DESCRIPTION OF THE TASK: Write every line out verbatim and omit the pictures.

***** DATA SHOWN *****

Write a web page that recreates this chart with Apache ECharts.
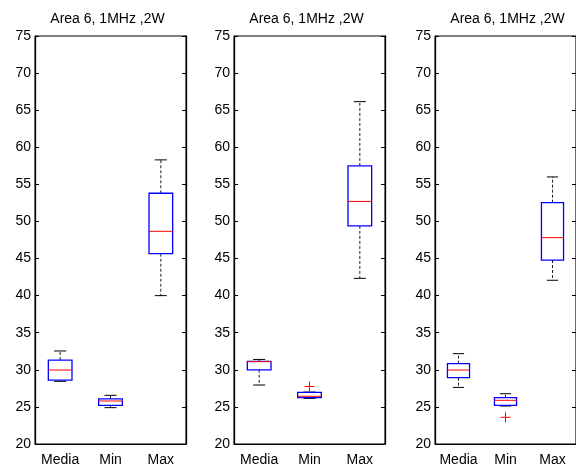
<!DOCTYPE html>
<html>
<head>
<meta charset="utf-8">
<script src="https://cdn.jsdelivr.net/npm/echarts@6/dist/echarts.min.js"></script>
<style>
  html, body { margin: 0; padding: 0; background: #fff; }
  #chart { width: 576px; height: 468px; }
</style>
</head>
<body>
<div id="chart"></div>
<script>
// Box plot categories and panel titles
const categories = ['Media', 'Min', 'Max'];
const panelTitle = 'Area 6, 1MHz ,2W';
const yTicks = { min: 20, max: 75, interval: 5 };

// Five-number summaries per category: [lower whisker, Q1, median, Q3, upper whisker]
const panel1Stats = [
  [28.45, 28.6, 29.97, 31.32, 32.54],
  [24.9, 25.2, 25.8, 26.07, 26.56],
  [40.0, 45.65, 48.67, 53.8, 58.3]
];
const panel2Stats = [
  [27.95, 30.0, 31.1, 31.15, 31.4],
  [26.15, 26.24, 26.43, 26.97, 27.0],
  [42.33, 49.4, 52.7, 57.48, 66.15]
];
const panel3Stats = [
  [27.63, 28.94, 29.97, 30.83, 32.18],
  [25.12, 25.2, 25.89, 26.24, 26.78],
  [42.07, 44.8, 47.81, 52.53, 56.0]
];

// Outliers per panel: [category index, value]
const panel1Outliers = [];
const panel2Outliers = [[1, 27.75]];
const panel3Outliers = [[1, 23.6]];

const panels = [
  { stats: panel1Stats, outliers: panel1Outliers, left: 35 },
  { stats: panel2Stats, outliers: panel2Outliers, left: 234 },
  { stats: panel3Stats, outliers: panel3Outliers, left: 435 }
];
const plotWidth = 151;
const plotTop = 36;
const plotHeight = 408;
const font = '"Liberation Sans", Arial, sans-serif';
const fontSize = 14;

function renderBox(params, api) {
  const cat = api.value(0);
  const band = api.size([1, 0])[0];
  const half = band * 0.235;
  const capHalf = band * 0.12;
  const pMin = api.coord([cat, api.value(1)]);
  const pQ1 = api.coord([cat, api.value(2)]);
  const pMed = api.coord([cat, api.value(3)]);
  const pQ3 = api.coord([cat, api.value(4)]);
  const pMax = api.coord([cat, api.value(5)]);
  const x = pMed[0];
  const dash = { stroke: '#222', lineWidth: 1, lineDash: [3, 2] };
  const solid = { stroke: '#000', lineWidth: 1 };
  return {
    type: 'group',
    children: [
      { type: 'line', shape: { x1: x, y1: pQ3[1], x2: x, y2: pMax[1] }, style: dash },
      { type: 'line', shape: { x1: x, y1: pQ1[1], x2: x, y2: pMin[1] }, style: dash },
      { type: 'line', shape: { x1: x - capHalf, y1: pMax[1], x2: x + capHalf, y2: pMax[1] }, style: solid },
      { type: 'line', shape: { x1: x - capHalf, y1: pMin[1], x2: x + capHalf, y2: pMin[1] }, style: solid },
      {
        type: 'rect',
        shape: { x: x - half, y: pQ3[1], width: half * 2, height: pQ1[1] - pQ3[1] },
        style: { fill: 'none', stroke: '#0000ff', lineWidth: 1.3 }
      },
      { type: 'line', shape: { x1: x - half, y1: pMed[1], x2: x + half, y2: pMed[1] }, style: { stroke: '#ff0000', lineWidth: 1 } }
    ]
  };
}

function renderPlus(params, api) {
  const p = api.coord([api.value(0), api.value(1)]);
  const s = 5;
  const st = { stroke: '#ff0000', lineWidth: 1 };
  return {
    type: 'group',
    children: [
      { type: 'line', shape: { x1: p[0] - s, y1: p[1], x2: p[0] + s, y2: p[1] }, style: st },
      { type: 'line', shape: { x1: p[0], y1: p[1] - s, x2: p[0], y2: p[1] + s }, style: st }
    ]
  };
}

const grid = [], xAxis = [], yAxis = [], series = [], graphic = [];
panels.forEach((panel, i) => {
  grid.push({
    left: panel.left, top: plotTop, width: plotWidth, height: plotHeight,
    show: true, borderColor: '#000', borderWidth: 1, backgroundColor: '#fff'
  });
  xAxis.push({
    type: 'category', gridIndex: i, data: categories, boundaryGap: true,
    axisLine: { show: true, lineStyle: { color: '#000', width: 1 } },
    axisTick: { show: false },
    axisLabel: { color: '#000', fontFamily: font, fontSize: fontSize, margin: 9, interval: 0 },
    splitLine: { show: false }
  });
  const yBase = {
    type: 'value', gridIndex: i, min: yTicks.min, max: yTicks.max, interval: yTicks.interval,
    axisLine: { show: true, lineStyle: { color: '#000', width: 1.3 } },
    axisTick: { show: true, inside: true, length: 4, lineStyle: { color: '#000' } },
    splitLine: { show: false }
  };
  yAxis.push(Object.assign({}, yBase, {
    position: 'left',
    axisLabel: { color: '#000', fontFamily: font, fontSize: fontSize, margin: 4 }
  }));
  yAxis.push(Object.assign({}, yBase, {
    position: 'right',
    axisLabel: { show: false }
  }));
  series.push({
    type: 'custom', xAxisIndex: i, yAxisIndex: i * 2,
    renderItem: renderBox,
    encode: { x: 0, y: [1, 2, 3, 4, 5] },
    data: panel.stats.map((s, c) => [c].concat(s)),
    silent: true
  });
  series.push({
    type: 'custom', xAxisIndex: i, yAxisIndex: i * 2,
    renderItem: renderPlus,
    encode: { x: 0, y: 1 },
    data: panel.outliers,
    silent: true
  });
  graphic.push({
    type: 'text', x: panel.left + plotWidth / 2 - 3, y: 19,
    style: {
      text: panelTitle, fill: '#000', font: fontSize + 'px ' + font,
      textAlign: 'center', textVerticalAlign: 'middle'
    }
  });
});

const chart = echarts.init(document.getElementById('chart'), null, { renderer: 'canvas' });
chart.setOption({
  animation: false,
  backgroundColor: '#fff',
  grid: grid,
  xAxis: xAxis,
  yAxis: yAxis,
  series: series,
  graphic: graphic
});
</script>
</body>
</html>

*****

THE ANSWER:
Write a web page that recreates this chart with Apache ECharts.
<!DOCTYPE html>
<html>
<head>
<meta charset="utf-8">
<script src="https://cdn.jsdelivr.net/npm/echarts@6/dist/echarts.min.js"></script>
<style>
  html, body { margin: 0; padding: 0; background: #fff; }
  #chart { width: 576px; height: 468px; }
</style>
</head>
<body>
<div id="chart"></div>
<script>
// Box plot categories and panel titles
const categories = ['Media', 'Min', 'Max'];
const panelTitle = 'Area 6, 1MHz ,2W';
const yTicks = { min: 20, max: 75, interval: 5 };

// Five-number summaries per category: [lower whisker, Q1, median, Q3, upper whisker]
const panel1Stats = [
  [28.45, 28.6, 29.97, 31.32, 32.54],
  [24.9, 25.2, 25.8, 26.07, 26.56],
  [40.0, 45.65, 48.67, 53.8, 58.3]
];
const panel2Stats = [
  [27.95, 30.0, 31.1, 31.15, 31.4],
  [26.15, 26.24, 26.43, 26.97, 27.0],
  [42.33, 49.4, 52.7, 57.48, 66.15]
];
const panel3Stats = [
  [27.63, 28.94, 29.97, 30.83, 32.18],
  [25.12, 25.2, 25.89, 26.24, 26.78],
  [42.07, 44.8, 47.81, 52.53, 56.0]
];

// Outliers per panel: [category index, value]
const panel1Outliers = [];
const panel2Outliers = [[1, 27.75]];
const panel3Outliers = [[1, 23.6]];

const panels = [
  { stats: panel1Stats, outliers: panel1Outliers, left: 35 },
  { stats: panel2Stats, outliers: panel2Outliers, left: 234 },
  { stats: panel3Stats, outliers: panel3Outliers, left: 435 }
];
const plotWidth = 151;
const plotTop = 36;
const plotHeight = 408;
const font = '"Liberation Sans", Arial, sans-serif';
const fontSize = 14;

function renderBox(params, api) {
  const cat = api.value(0);
  const band = api.size([1, 0])[0];
  const half = band * 0.235;
  const capHalf = band * 0.12;
  const pMin = api.coord([cat, api.value(1)]);
  const pQ1 = api.coord([cat, api.value(2)]);
  const pMed = api.coord([cat, api.value(3)]);
  const pQ3 = api.coord([cat, api.value(4)]);
  const pMax = api.coord([cat, api.value(5)]);
  const x = pMed[0];
  const dash = { stroke: '#222', lineWidth: 1, lineDash: [3, 2] };
  const solid = { stroke: '#000', lineWidth: 1 };
  return {
    type: 'group',
    children: [
      { type: 'line', shape: { x1: x, y1: pQ3[1], x2: x, y2: pMax[1] }, style: dash },
      { type: 'line', shape: { x1: x, y1: pQ1[1], x2: x, y2: pMin[1] }, style: dash },
      { type: 'line', shape: { x1: x - capHalf, y1: pMax[1], x2: x + capHalf, y2: pMax[1] }, style: solid },
      { type: 'line', shape: { x1: x - capHalf, y1: pMin[1], x2: x + capHalf, y2: pMin[1] }, style: solid },
      {
        type: 'rect',
        shape: { x: x - half, y: pQ3[1], width: half * 2, height: pQ1[1] - pQ3[1] },
        style: { fill: 'none', stroke: '#0000ff', lineWidth: 1.3 }
      },
      { type: 'line', shape: { x1: x - half, y1: pMed[1], x2: x + half, y2: pMed[1] }, style: { stroke: '#ff0000', lineWidth: 1 } }
    ]
  };
}

function renderPlus(params, api) {
  const p = api.coord([api.value(0), api.value(1)]);
  const s = 5;
  const st = { stroke: '#ff0000', lineWidth: 1 };
  return {
    type: 'group',
    children: [
      { type: 'line', shape: { x1: p[0] - s, y1: p[1], x2: p[0] + s, y2: p[1] }, style: st },
      { type: 'line', shape: { x1: p[0], y1: p[1] - s, x2: p[0], y2: p[1] + s }, style: st }
    ]
  };
}

const grid = [], xAxis = [], yAxis = [], series = [], graphic = [];
panels.forEach((panel, i) => {
  grid.push({
    left: panel.left, top: plotTop, width: plotWidth, height: plotHeight,
    show: true, borderColor: '#000', borderWidth: 1, backgroundColor: '#fff'
  });
  xAxis.push({
    type: 'category', gridIndex: i, data: categories, boundaryGap: true,
    axisLine: { show: true, lineStyle: { color: '#000', width: 1 } },
    axisTick: { show: false },
    axisLabel: { color: '#000', fontFamily: font, fontSize: fontSize, margin: 9, interval: 0 },
    splitLine: { show: false }
  });
  const yBase = {
    type: 'value', gridIndex: i, min: yTicks.min, max: yTicks.max, interval: yTicks.interval,
    axisLine: { show: true, lineStyle: { color: '#000', width: 1.3 } },
    axisTick: { show: true, inside: true, length: 4, lineStyle: { color: '#000' } },
    splitLine: { show: false }
  };
  yAxis.push(Object.assign({}, yBase, {
    position: 'left',
    axisLabel: { color: '#000', fontFamily: font, fontSize: fontSize, margin: 4 }
  }));
  yAxis.push(Object.assign({}, yBase, {
    position: 'right',
    axisLabel: { show: false }
  }));
  series.push({
    type: 'custom', xAxisIndex: i, yAxisIndex: i * 2,
    renderItem: renderBox,
    encode: { x: 0, y: [1, 2, 3, 4, 5] },
    data: panel.stats.map((s, c) => [c].concat(s)),
    silent: true
  });
  series.push({
    type: 'custom', xAxisIndex: i, yAxisIndex: i * 2,
    renderItem: renderPlus,
    encode: { x: 0, y: 1 },
    data: panel.outliers,
    silent: true
  });
  graphic.push({
    type: 'text', x: panel.left + plotWidth / 2 - 3, y: 19,
    style: {
      text: panelTitle, fill: '#000', font: fontSize + 'px ' + font,
      textAlign: 'center', textVerticalAlign: 'middle'
    }
  });
});

const chart = echarts.init(document.getElementById('chart'), null, { renderer: 'canvas' });
chart.setOption({
  animation: false,
  backgroundColor: '#fff',
  grid: grid,
  xAxis: xAxis,
  yAxis: yAxis,
  series: series,
  graphic: graphic
});
</script>
</body>
</html>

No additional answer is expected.